La “riformetta”

Siamo convinti che lo spazio concesso dai mass media all’endorsement obamiano in favore dell’amico Matteo sia spropositato rispetto all’impatto reale che esso ha sortito sull’opinione pubblica. La verità è che, quando i contenuti languono, è naturale che ci si attacchi alle “dichiarazioni-marchetta” per alimentare un dibattito, quello pubblico, che diventa giorno dopo giorno più noioso e vacuo. Nessuno che si soffermi, ad esempio, sul prezzo che l’Italia ha dovuto pagare per spingere il Presidente pro tempore degli Stati Uniti a sperticarsi in elogi verso le riforme oggetto di referendum: abbiamo dovuto promettere un impegno diretto in Libia ed una posizione oltranzista anti-Putin in un’Europa troppo tiepida sull’argomento. Pensate che il gioco valga la candela? Forse nelle speranze del Presidente del Consiglio sì, ma per l’Italia il prezzo è troppo alto.

Questi sono i fatti, così come un fatto concreto è che gli italiani continuano a non leggere il testo di riforma costituzionale, limitandosi ad esprimere un parere pro o contro l’attuale blocco di Governo. Ed è difficile biasimarli visto che, la noiosa lettura dei testi, restituisce l’impressione che la riforma renziana sia troppo poco coraggiosa per destare entusiasmo e troppo poco dannosa per avversarla con decisione. In realtà, se dovesse passare il sì non uscirebbe certo vino dalle fontane mentre, se dovesse passare il no, dopo non ci sarebbe il baratro.

Apprezzabili gli effetti che la riforma avrebbe su baracconi come Cnel, amministrazioni provinciali e sperperi regionali, mentre molto meno apprezzabile (perché nullo) l’impatto che la nuova Costituzione avrebbe su Parlamento e Governo. I Padri Costituenti avevano pensato ad un’architettura costituzionale piena di pesi e contrappesi perché, all’indomani della dittatura, era parso loro opportuno avere un sistema bilanciato anche se lento. Oggi viviamo in un altro mondo, in un sistema in cui vince chi è veloce, chi decide in fretta senza riti ottocenteschi anche se ciò crea delle semplificazioni potenzialmente pericolose.

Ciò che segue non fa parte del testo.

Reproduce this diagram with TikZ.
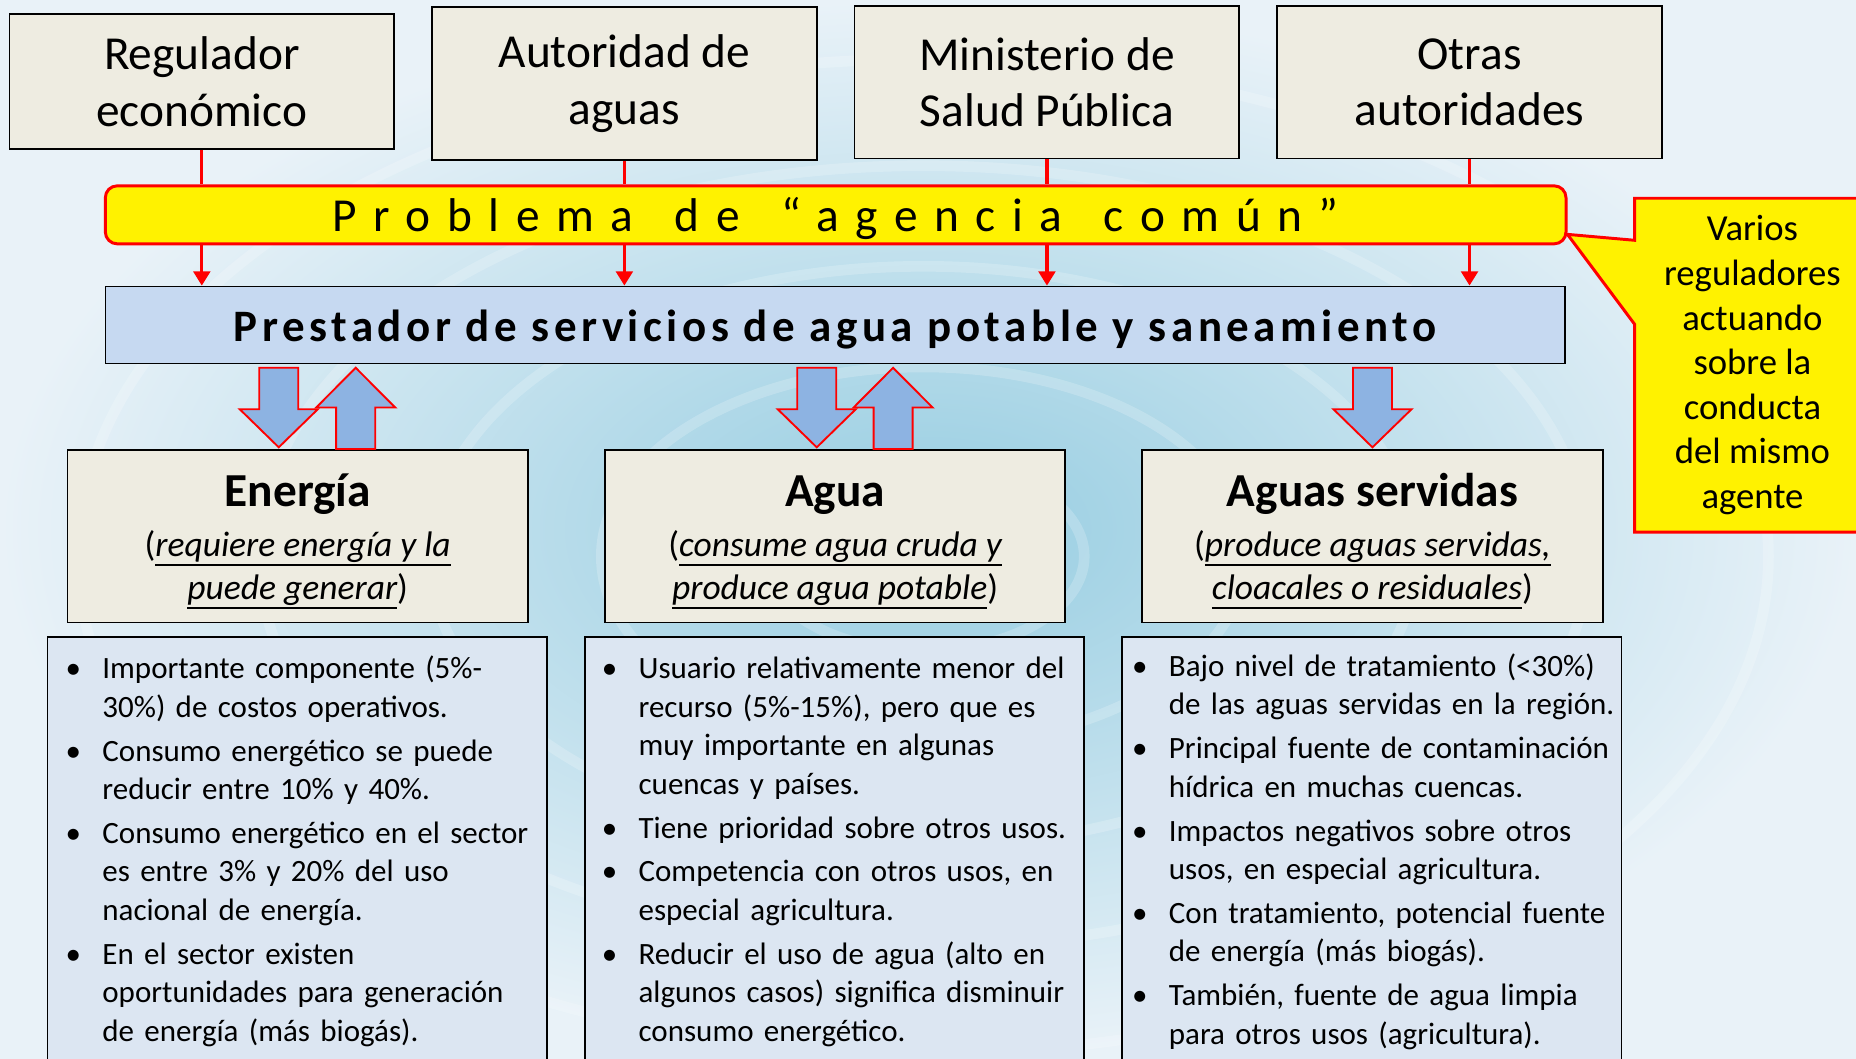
\documentclass[tikz,border=0pt]{standalone}
\usepackage{fontspec}
\setmainfont{Carlito}
\newfontfamily\barfont[LetterSpace=35]{Carlito}
\newfontfamily\prestfont[LetterSpace=10]{Carlito}
\usetikzlibrary{positioning,calc,arrows.meta,shapes.callouts}

\definecolor{beige}{HTML}{EEECE1}
\definecolor{prestblue}{HTML}{C6D9F1}
\definecolor{listblue}{HTML}{DCE6F2}
\definecolor{arrowblue}{HTML}{8DB3E2}
\definecolor{waterin}{HTML}{96CDE1}
\definecolor{waterout}{HTML}{E9F2F8}

\newenvironment{puntos}{\begin{list}{\textbullet}{%
  \setlength{\leftmargin}{31pt}\setlength{\labelwidth}{31pt}%
  \setlength{\labelsep}{0pt}\setlength{\itemindent}{0pt}%
  \setlength{\itemsep}{4.5pt}\setlength{\parsep}{0pt}%
  \setlength{\topsep}{0pt}\setlength{\partopsep}{0pt}%
  \renewcommand{\makelabel}[1]{\rule{0pt}{24pt}##1\hfil}}\raggedright}
  {\end{list}}
\newcommand{\subrayado}[1]{\setbox0\hbox{\itshape #1}%
  \rlap{\rule[-8pt]{\wd0}{1.8pt}}\box0}

\begin{document}
\begin{tikzpicture}[x=1pt, y=-1pt,
  autbox/.style = {draw, line width=1.4pt, fill=beige, align=center,
    minimum width=325pt, font=\fontsize{40}{48}\selectfont},
  barbox/.style = {draw=red, line width=2.5pt, fill=yellow, rounded corners=10pt,
    minimum width=1234pt, minimum height=49pt, inner sep=0pt,
    text height=27.8pt, text depth=0pt, font=\fontsize{40}{48}\barfont},
  prestbox/.style = {draw, line width=1.4pt, fill=prestblue,
    minimum width=1233pt, minimum height=65pt, inner sep=0pt,
    text height=28pt, text depth=0pt, font=\fontsize{38}{46}\prestfont\bfseries},
  secbox/.style = {draw, line width=1.4pt, fill=beige,
    minimum width=389pt, minimum height=146pt},
  sectitle/.style = {anchor=base, inner sep=0pt,
    font=\fontsize{40}{48}\selectfont\bfseries},
  secsub/.style = {anchor=base, inner sep=0pt, font=\fontsize{30}{37}\selectfont},
  listbox/.style = {draw, line width=1.4pt, fill=listblue,
    minimum width=422pt, minimum height=372pt},
  listtext/.style = {anchor=north west, inner sep=0pt, text width=420pt,
    font=\fontsize{26.2}{32.5}\selectfont},
  redline/.style = {draw=red, line width=2.8pt},
  redarrow/.style = {redline, -{Triangle[length=12pt,width=14pt]}},
  fatdown/.style = {draw=red, line width=1.6pt, fill=arrowblue,
    to path={let \p1=(\tikztostart), \p2=($(\tikztotarget)+(#1,0)$) in
      (\x2-16.5pt,\y1-3pt) -- (\x2+16.5pt,\y1-3pt) -- (\x2+16.5pt,\y2+33.6pt)
      -- (\x2+33pt,\y2+33.6pt) -- (\x2,\y2+1.4pt) -- (\x2-33pt,\y2+33.6pt)
      -- (\x2-16.5pt,\y2+33.6pt) -- cycle}},
  fatup/.style = {draw=red, line width=1.6pt, fill=arrowblue,
    to path={let \p1=(\tikztostart), \p2=($(\tikztotarget)+(#1,0)$) in
      (\x2,\y1-3pt) -- (\x2+33.4pt,\y1-36.6pt) -- (\x2+16.5pt,\y1-36.6pt)
      -- (\x2+16.5pt,\y2) -- (\x2-16.5pt,\y2) -- (\x2-16.5pt,\y1-36.6pt)
      -- (\x2-33.4pt,\y1-36.6pt) -- cycle}},
  notebox/.style = {rectangle callout, draw=red, line width=2.5pt, fill=yellow,
    minimum width=199pt, minimum height=282pt, align=center, inner sep=0pt,
    callout pointer width=71pt, font=\fontsize{31}{37.7}\selectfont}
  ]
  \clip (0,0) rectangle (1568,894);
  % fondo de agua
  \fill[inner color=waterin, outer color=waterout] (0,0) rectangle (1568,894);
  \foreach \r in {80,160,245,330,420}
    \draw[white, opacity=0.2, line width=9pt] (780,470) ellipse ({1.7*\r} and {\r});

  % autoridades
  \node[autbox, minimum height=114pt] (reg) at (170.5,69) {Regulador\\económico};
  \node[autbox, minimum height=129pt] (aut) at (527.5,70.5) {Autoridad de\\aguas};
  \node[autbox, minimum height=129pt] (min) at (884.5,69.5) {Ministerio de\\Salud Pública};
  \node[autbox, minimum height=129pt] (otr) at (1241.5,69.5) {Otras\\autoridades};

  \node[barbox] (bar) at (706,181.5)
    {Problema\hspace{35pt}de\hspace{35pt}“agencia\hspace{35pt}común”\hspace{26pt}};
  \node[prestbox] (prest) at (705.5,274.5)
    {Prestador de servicios de agua potable y saneamiento};

  \foreach \a in {reg,aut,min,otr}{
    \draw[redline] (\a.south) -- (\a.south |- bar.north);
    \draw[redarrow] (\a.south |- bar.south) -- (\a.south |- prest.north);
  }

  % sectores
  \node[secbox] (ene) at (251.5,453) {};
  \node[sectitle] (enet) at ($(ene.north)+(0,49)$) {Energía};
  \node[secsub] (enes1) at ($(ene.north)+(0,90.6)$) {(\subrayado{requiere energía y la}};
  \node[secsub] (enes2) at ($(ene.north)+(0,127.5)$) {\subrayado{puede generar})};

  \node[secbox] (agu) at (705.5,453) {};
  \node[sectitle] (agut) at ($(agu.north)+(0,49)$) {Agua};
  \node[secsub] (agus1) at ($(agu.north)+(0,90.6)$) {(\subrayado{consume agua cruda y}};
  \node[secsub] (agus2) at ($(agu.north)+(0,127.5)$) {\subrayado{produce agua potable})};

  \node[secbox] (ser) at (1159.5,453) {};
  \node[sectitle] (sert) at ($(ser.north)+(0,49)$) {Aguas servidas};
  \node[secsub] (sers1) at ($(ser.north)+(0,90.6)$) {(\subrayado{produce aguas servidas,}};
  \node[secsub] (sers2) at ($(ser.north)+(0,127.5)$) {\subrayado{cloacales o residuales})};

  \draw[fatdown=-16] (prest.south) to (ene.north);
  \draw[fatup=49] (prest.south) to (ene.north);
  \draw[fatdown=-15.5] (prest.south) to (agu.north);
  \draw[fatup=49] (prest.south) to (agu.north);
  \draw[fatdown=0] (prest.south) to (ser.north);

  % listas
  \node[listbox] (enel) at (251,724) {};
  \node[listtext] (enex) at ($(enel.north west)+(16,3.5)$) {\begin{puntos}
    \item Importante componente (5\%-\\30\%) de costos operativos.
    \item Consumo energético se puede\\reducir entre 10\% y 40\%.
    \item Consumo energético en el sector\\es entre 3\% y 20\% del uso\\nacional de energía.
    \item En el sector existen\\oportunidades para generación\\de energía (más biogás).
    \end{puntos}};

  \node[listbox] (agul) at (705,724) {};
  \node[listtext] (agux) at ($(agul.north west)+(15,3.5)$) {\begin{puntos}
    \item Usuario relativamente menor del\\recurso (5\%-15\%), pero que es\\muy importante en algunas\\cuencas y países.
    \item Tiene prioridad sobre otros usos.
    \item Competencia con otros usos, en\\especial agricultura.
    \item Reducir el uso de agua (alto en\\algunos casos) significa disminuir\\consumo energético.
    \end{puntos}};

  \node[listbox] (serl) at (1159,724) {};
  \node[listtext] (serx) at ($(serl.north west)+(9,1.5)$) {\begin{puntos}
    \item Bajo nivel de tratamiento (<30\%)\\de las aguas servidas en la región.
    \item Principal fuente de contaminación\\hídrica en muchas cuencas.
    \item Impactos negativos sobre otros\\usos, en especial agricultura.
    \item Con tratamiento, potencial fuente\\de energía (más biogás).
    \item También, fuente de agua limpia\\para otros usos (agricultura).
    \end{puntos}};

  % nota
  \node[notebox, callout absolute pointer={([yshift=-16.5pt]bar.east)}] (nota)
    at (1480.5,308.5) {Varios\\reguladores\\actuando\\sobre la\\conducta\\del mismo\\agente};
\end{tikzpicture}
\end{document}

Se è vero quindi che per la velocità decisionale passa la sopravvivenza del nostro Paese, non è possibile entusiasmarsi per una riforma che conserva il Senato e snellisce giusto un po’ i processi legislativi. Detto questo, tutti coloro i quali caricano di significati storici questa riforma che epocale non è, perché ascrivibile alla classica montagna che ha partorito il topolino, suscitano sentimenti tra la tenerezza e la compassione. Per completezza, non sono certo definibili campioni di coerenza anche tutti coloro i quali, prima hanno contribuito a scriverla e poi la dipingono come il male assoluto o come una favolosa occasione per disarcionare Renzi (senza pensare che dopo di lui c’è Beppe Grillo visto che la loro inesistente corrente politica è sparita dai radar).

Morale della favola: trattasi di riformetta che, lungi dall’appassionare, polarizza il giudizio su considerazioni ultronee rispetto ai contenuti (pro o contro Renzi) favorendo, per differenza, il disinteresse. Non sarebbe un evento inaspettato se, dopo l’esito delle urne, ci ritrovassimo su queste stesse pagine a dare un giudizio politico sulla scarsa affluenza la quale, pur non incidendo ai fini del quorum, ha una sua valenza squisitamente politica.